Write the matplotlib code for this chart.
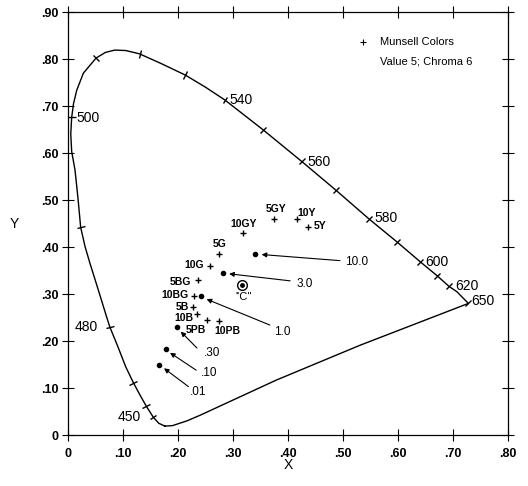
import numpy as np
import matplotlib
matplotlib.use('Agg')
import matplotlib.pyplot as plt
from matplotlib.markers import MarkerStyle
from matplotlib.transforms import Affine2D

plt.rcParams['font.family'] = ['Liberation Sans Narrow', 'Liberation Sans', 'DejaVu Sans']

# spectral locus (blue end -> red end), then purple line back
locus_x = [0.176, 0.165, 0.155, 0.142, 0.130, 0.119, 0.105, 0.090, 0.076, 0.070, 0.055,
           0.040, 0.031, 0.023, 0.019, 0.016, 0.0127, 0.0067, 0.005, 0.0067, 0.010, 0.016,
           0.028, 0.051, 0.068, 0.085, 0.105, 0.130, 0.170, 0.213, 0.250, 0.285, 0.354,
           0.425, 0.487, 0.548, 0.598, 0.640, 0.671, 0.693, 0.707, 0.728,
           0.531, 0.379, 0.240, 0.216, 0.190, 0.176]
locus_y = [0.019, 0.025, 0.038, 0.062, 0.087, 0.111, 0.145, 0.190, 0.230, 0.252, 0.309,
           0.365, 0.401, 0.442, 0.493, 0.528, 0.564, 0.603, 0.640, 0.676, 0.705, 0.734,
           0.770, 0.802, 0.814, 0.819, 0.818, 0.811, 0.790, 0.766, 0.740, 0.713, 0.650,
           0.582, 0.521, 0.459, 0.411, 0.369, 0.339, 0.316, 0.305, 0.280,
           0.191, 0.117, 0.042, 0.030, 0.020, 0.019]
n_spectral = 42

# wavelength tick marks on the locus
wl_tick_x = [0.155, 0.142, 0.119, 0.076, 0.023, 0.0067, 0.051, 0.130, 0.213, 0.285, 0.354,
             0.425, 0.487, 0.548, 0.598, 0.640, 0.671, 0.693, 0.728]
wl_tick_y = [0.038, 0.062, 0.111, 0.230, 0.442, 0.676, 0.802, 0.811, 0.766, 0.713, 0.650,
             0.582, 0.521, 0.459, 0.411, 0.369, 0.339, 0.316, 0.280]

wl_labels = ['500', '540', '560', '580', '600', '620', '650']
wl_label_x = [0.016, 0.293, 0.435, 0.558, 0.649, 0.704, 0.734]
wl_label_y = [0.674, 0.713, 0.580, 0.461, 0.369, 0.317, 0.286]
wl_labels_c = ['480', '450']
wl_label_c_x = [0.033, 0.111]
wl_label_c_y = [0.230, 0.039]

# Munsell colours, value 5 chroma 6
munsell_names = ['5GY', '10Y', '5Y', '10GY', '5G', '10G', '5BG', '10BG', '5B', '10B', '5PB', '10PB']
munsell_x = [0.375, 0.416, 0.437, 0.319, 0.275, 0.258, 0.237, 0.229, 0.228, 0.235, 0.253, 0.275]
munsell_y = [0.459, 0.460, 0.442, 0.429, 0.385, 0.360, 0.330, 0.296, 0.273, 0.257, 0.245, 0.243]
munsell_lab_x = [0.379, 0.434, 0.458, 0.319, 0.276, 0.229, 0.205, 0.194, 0.2085, 0.211, 0.232, 0.290]
munsell_lab_y = [0.480, 0.473, 0.445, 0.450, 0.406, 0.361, 0.326, 0.298, 0.272, 0.250, 0.223, 0.222]

# marked points with arrows
pt_names = ['10.0', '3.0', '1.0', '.30', '.10', '.01']
pt_x = [0.340, 0.282, 0.242, 0.199, 0.179, 0.166]
pt_y = [0.385, 0.344, 0.296, 0.230, 0.184, 0.150]
arr_head_x = [0.352, 0.293, 0.252, 0.205, 0.1855, 0.1745]
arr_head_y = [0.384, 0.343, 0.289, 0.220, 0.175, 0.142]
arr_tail_x = [0.4945, 0.404, 0.367, 0.2345, 0.233, 0.219]
arr_tail_y = [0.371, 0.328, 0.234, 0.185, 0.138, 0.103]
pt_lab_x = [0.504, 0.416, 0.375, 0.247, 0.242, 0.222]
pt_lab_y = [0.368, 0.321, 0.219, 0.175, 0.132, 0.092]

illum_c = (0.316, 0.319)

x_ticks = [0, 0.1, 0.2, 0.3, 0.4, 0.5, 0.6, 0.7, 0.8]
x_tick_labels = ['0', '.10', '.20', '.30', '.40', '.50', '.60', '.70', '.80']
y_ticks = [0, 0.1, 0.2, 0.3, 0.4, 0.5, 0.6, 0.7, 0.8, 0.9]
y_tick_labels = ['0', '.10', '.20', '.30', '.40', '.50', '.60', '.70', '.80', '.90']

fig = plt.figure(figsize=(5.28, 4.86), dpi=100)
ax = fig.add_axes([0.1288, 0.1049, 0.8333, 0.8704])

ax.plot(locus_x, locus_y, color='k', lw=1.0)

# short marks across the locus, perpendicular to it (direction in screen pixels)
lx = np.array(locus_x[:n_spectral]) * 550
ly = np.array(locus_y[:n_spectral]) * 470
for tx, ty in zip(wl_tick_x, wl_tick_y):
    i = int(np.argmin((lx - tx * 550) ** 2 + (ly - ty * 470) ** 2))
    a, b = max(i - 1, 0), min(i + 1, n_spectral - 1)
    ang = np.degrees(np.arctan2(ly[b] - ly[a], lx[b] - lx[a]))
    m = MarkerStyle('|', transform=Affine2D().rotate_deg(ang))
    ax.plot(tx, ty, marker=m, ms=6, mew=1.0, color='k')

for t, x0, y0 in zip(wl_labels, wl_label_x, wl_label_y):
    ax.text(x0, y0, t, fontsize=10, ha='left', va='center')
for t, x0, y0 in zip(wl_labels_c, wl_label_c_x, wl_label_c_y):
    ax.text(x0, y0, t, fontsize=10, ha='center', va='center')

ax.plot(munsell_x, munsell_y, ls='none', marker='+', ms=5, mew=1.0, color='k')
for t, x0, y0 in zip(munsell_names, munsell_lab_x, munsell_lab_y):
    ax.text(x0, y0, t, fontsize=7.5, fontweight='bold', ha='center', va='center')

ax.plot(pt_x, pt_y, ls='none', marker='o', ms=3, color='k')
for i in range(len(pt_names)):
    ax.annotate('', xy=(arr_head_x[i], arr_head_y[i]), xytext=(arr_tail_x[i], arr_tail_y[i]),
                arrowprops=dict(arrowstyle='-|>', lw=0.8, color='k', mutation_scale=7,
                                shrinkA=0, shrinkB=0))
    ax.text(pt_lab_x[i], pt_lab_y[i], pt_names[i], fontsize=8.5, ha='left', va='center')

ax.plot(*illum_c, marker='o', ms=7, mfc='none', mec='k', mew=1.0)
ax.plot(*illum_c, marker='o', ms=2.5, color='k')
ax.text(0.319, 0.293, "''C''", fontsize=8, ha='center', va='center')

# legend
ax.plot(0.536, 0.836, marker='+', ms=5, mew=0.8, color='k')
ax.text(0.567, 0.837, 'Munsell Colors', fontsize=8, ha='left', va='center')
ax.text(0.567, 0.794, 'Value 5; Chroma 6', fontsize=8, ha='left', va='center')

ax.set_xlim(0, 0.8)
ax.set_ylim(0, 0.9)
ax.set_xticks(x_ticks)
ax.set_xticklabels(x_tick_labels, fontsize=9, fontweight='bold')
ax.set_yticks(y_ticks)
ax.set_yticklabels(y_tick_labels, fontsize=9, fontweight='bold')
ax.tick_params(direction='inout', length=8, width=0.8, top=True, right=True, pad=3)
ax.tick_params(axis='x', pad=5)
for s in ax.spines.values():
    s.set_linewidth(0.9)

fig.text(288 / 528, 1 - 465 / 486, 'X', fontsize=10, ha='center', va='center')
fig.text(14 / 528, 1 - 224 / 486, 'Y', fontsize=10, ha='center', va='center')

fig.savefig('out.png', dpi=100)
━━━━━━━━
### EXERCISE INSTRUCTIONS:
With the pictures left out, transcribe the material exactly.

### SOLUTION TO THIS PROBLEM:
Write the matplotlib code for this chart.
import numpy as np
import matplotlib
matplotlib.use('Agg')
import matplotlib.pyplot as plt
from matplotlib.markers import MarkerStyle
from matplotlib.transforms import Affine2D

plt.rcParams['font.family'] = ['Liberation Sans Narrow', 'Liberation Sans', 'DejaVu Sans']

# spectral locus (blue end -> red end), then purple line back
locus_x = [0.176, 0.165, 0.155, 0.142, 0.130, 0.119, 0.105, 0.090, 0.076, 0.070, 0.055,
           0.040, 0.031, 0.023, 0.019, 0.016, 0.0127, 0.0067, 0.005, 0.0067, 0.010, 0.016,
           0.028, 0.051, 0.068, 0.085, 0.105, 0.130, 0.170, 0.213, 0.250, 0.285, 0.354,
           0.425, 0.487, 0.548, 0.598, 0.640, 0.671, 0.693, 0.707, 0.728,
           0.531, 0.379, 0.240, 0.216, 0.190, 0.176]
locus_y = [0.019, 0.025, 0.038, 0.062, 0.087, 0.111, 0.145, 0.190, 0.230, 0.252, 0.309,
           0.365, 0.401, 0.442, 0.493, 0.528, 0.564, 0.603, 0.640, 0.676, 0.705, 0.734,
           0.770, 0.802, 0.814, 0.819, 0.818, 0.811, 0.790, 0.766, 0.740, 0.713, 0.650,
           0.582, 0.521, 0.459, 0.411, 0.369, 0.339, 0.316, 0.305, 0.280,
           0.191, 0.117, 0.042, 0.030, 0.020, 0.019]
n_spectral = 42

# wavelength tick marks on the locus
wl_tick_x = [0.155, 0.142, 0.119, 0.076, 0.023, 0.0067, 0.051, 0.130, 0.213, 0.285, 0.354,
             0.425, 0.487, 0.548, 0.598, 0.640, 0.671, 0.693, 0.728]
wl_tick_y = [0.038, 0.062, 0.111, 0.230, 0.442, 0.676, 0.802, 0.811, 0.766, 0.713, 0.650,
             0.582, 0.521, 0.459, 0.411, 0.369, 0.339, 0.316, 0.280]

wl_labels = ['500', '540', '560', '580', '600', '620', '650']
wl_label_x = [0.016, 0.293, 0.435, 0.558, 0.649, 0.704, 0.734]
wl_label_y = [0.674, 0.713, 0.580, 0.461, 0.369, 0.317, 0.286]
wl_labels_c = ['480', '450']
wl_label_c_x = [0.033, 0.111]
wl_label_c_y = [0.230, 0.039]

# Munsell colours, value 5 chroma 6
munsell_names = ['5GY', '10Y', '5Y', '10GY', '5G', '10G', '5BG', '10BG', '5B', '10B', '5PB', '10PB']
munsell_x = [0.375, 0.416, 0.437, 0.319, 0.275, 0.258, 0.237, 0.229, 0.228, 0.235, 0.253, 0.275]
munsell_y = [0.459, 0.460, 0.442, 0.429, 0.385, 0.360, 0.330, 0.296, 0.273, 0.257, 0.245, 0.243]
munsell_lab_x = [0.379, 0.434, 0.458, 0.319, 0.276, 0.229, 0.205, 0.194, 0.2085, 0.211, 0.232, 0.290]
munsell_lab_y = [0.480, 0.473, 0.445, 0.450, 0.406, 0.361, 0.326, 0.298, 0.272, 0.250, 0.223, 0.222]

# marked points with arrows
pt_names = ['10.0', '3.0', '1.0', '.30', '.10', '.01']
pt_x = [0.340, 0.282, 0.242, 0.199, 0.179, 0.166]
pt_y = [0.385, 0.344, 0.296, 0.230, 0.184, 0.150]
arr_head_x = [0.352, 0.293, 0.252, 0.205, 0.1855, 0.1745]
arr_head_y = [0.384, 0.343, 0.289, 0.220, 0.175, 0.142]
arr_tail_x = [0.4945, 0.404, 0.367, 0.2345, 0.233, 0.219]
arr_tail_y = [0.371, 0.328, 0.234, 0.185, 0.138, 0.103]
pt_lab_x = [0.504, 0.416, 0.375, 0.247, 0.242, 0.222]
pt_lab_y = [0.368, 0.321, 0.219, 0.175, 0.132, 0.092]

illum_c = (0.316, 0.319)

x_ticks = [0, 0.1, 0.2, 0.3, 0.4, 0.5, 0.6, 0.7, 0.8]
x_tick_labels = ['0', '.10', '.20', '.30', '.40', '.50', '.60', '.70', '.80']
y_ticks = [0, 0.1, 0.2, 0.3, 0.4, 0.5, 0.6, 0.7, 0.8, 0.9]
y_tick_labels = ['0', '.10', '.20', '.30', '.40', '.50', '.60', '.70', '.80', '.90']

fig = plt.figure(figsize=(5.28, 4.86), dpi=100)
ax = fig.add_axes([0.1288, 0.1049, 0.8333, 0.8704])

ax.plot(locus_x, locus_y, color='k', lw=1.0)

# short marks across the locus, perpendicular to it (direction in screen pixels)
lx = np.array(locus_x[:n_spectral]) * 550
ly = np.array(locus_y[:n_spectral]) * 470
for tx, ty in zip(wl_tick_x, wl_tick_y):
    i = int(np.argmin((lx - tx * 550) ** 2 + (ly - ty * 470) ** 2))
    a, b = max(i - 1, 0), min(i + 1, n_spectral - 1)
    ang = np.degrees(np.arctan2(ly[b] - ly[a], lx[b] - lx[a]))
    m = MarkerStyle('|', transform=Affine2D().rotate_deg(ang))
    ax.plot(tx, ty, marker=m, ms=6, mew=1.0, color='k')

for t, x0, y0 in zip(wl_labels, wl_label_x, wl_label_y):
    ax.text(x0, y0, t, fontsize=10, ha='left', va='center')
for t, x0, y0 in zip(wl_labels_c, wl_label_c_x, wl_label_c_y):
    ax.text(x0, y0, t, fontsize=10, ha='center', va='center')

ax.plot(munsell_x, munsell_y, ls='none', marker='+', ms=5, mew=1.0, color='k')
for t, x0, y0 in zip(munsell_names, munsell_lab_x, munsell_lab_y):
    ax.text(x0, y0, t, fontsize=7.5, fontweight='bold', ha='center', va='center')

ax.plot(pt_x, pt_y, ls='none', marker='o', ms=3, color='k')
for i in range(len(pt_names)):
    ax.annotate('', xy=(arr_head_x[i], arr_head_y[i]), xytext=(arr_tail_x[i], arr_tail_y[i]),
                arrowprops=dict(arrowstyle='-|>', lw=0.8, color='k', mutation_scale=7,
                                shrinkA=0, shrinkB=0))
    ax.text(pt_lab_x[i], pt_lab_y[i], pt_names[i], fontsize=8.5, ha='left', va='center')

ax.plot(*illum_c, marker='o', ms=7, mfc='none', mec='k', mew=1.0)
ax.plot(*illum_c, marker='o', ms=2.5, color='k')
ax.text(0.319, 0.293, "''C''", fontsize=8, ha='center', va='center')

# legend
ax.plot(0.536, 0.836, marker='+', ms=5, mew=0.8, color='k')
ax.text(0.567, 0.837, 'Munsell Colors', fontsize=8, ha='left', va='center')
ax.text(0.567, 0.794, 'Value 5; Chroma 6', fontsize=8, ha='left', va='center')

ax.set_xlim(0, 0.8)
ax.set_ylim(0, 0.9)
ax.set_xticks(x_ticks)
ax.set_xticklabels(x_tick_labels, fontsize=9, fontweight='bold')
ax.set_yticks(y_ticks)
ax.set_yticklabels(y_tick_labels, fontsize=9, fontweight='bold')
ax.tick_params(direction='inout', length=8, width=0.8, top=True, right=True, pad=3)
ax.tick_params(axis='x', pad=5)
for s in ax.spines.values():
    s.set_linewidth(0.9)

fig.text(288 / 528, 1 - 465 / 486, 'X', fontsize=10, ha='center', va='center')
fig.text(14 / 528, 1 - 224 / 486, 'Y', fontsize=10, ha='center', va='center')

fig.savefig('out.png', dpi=100)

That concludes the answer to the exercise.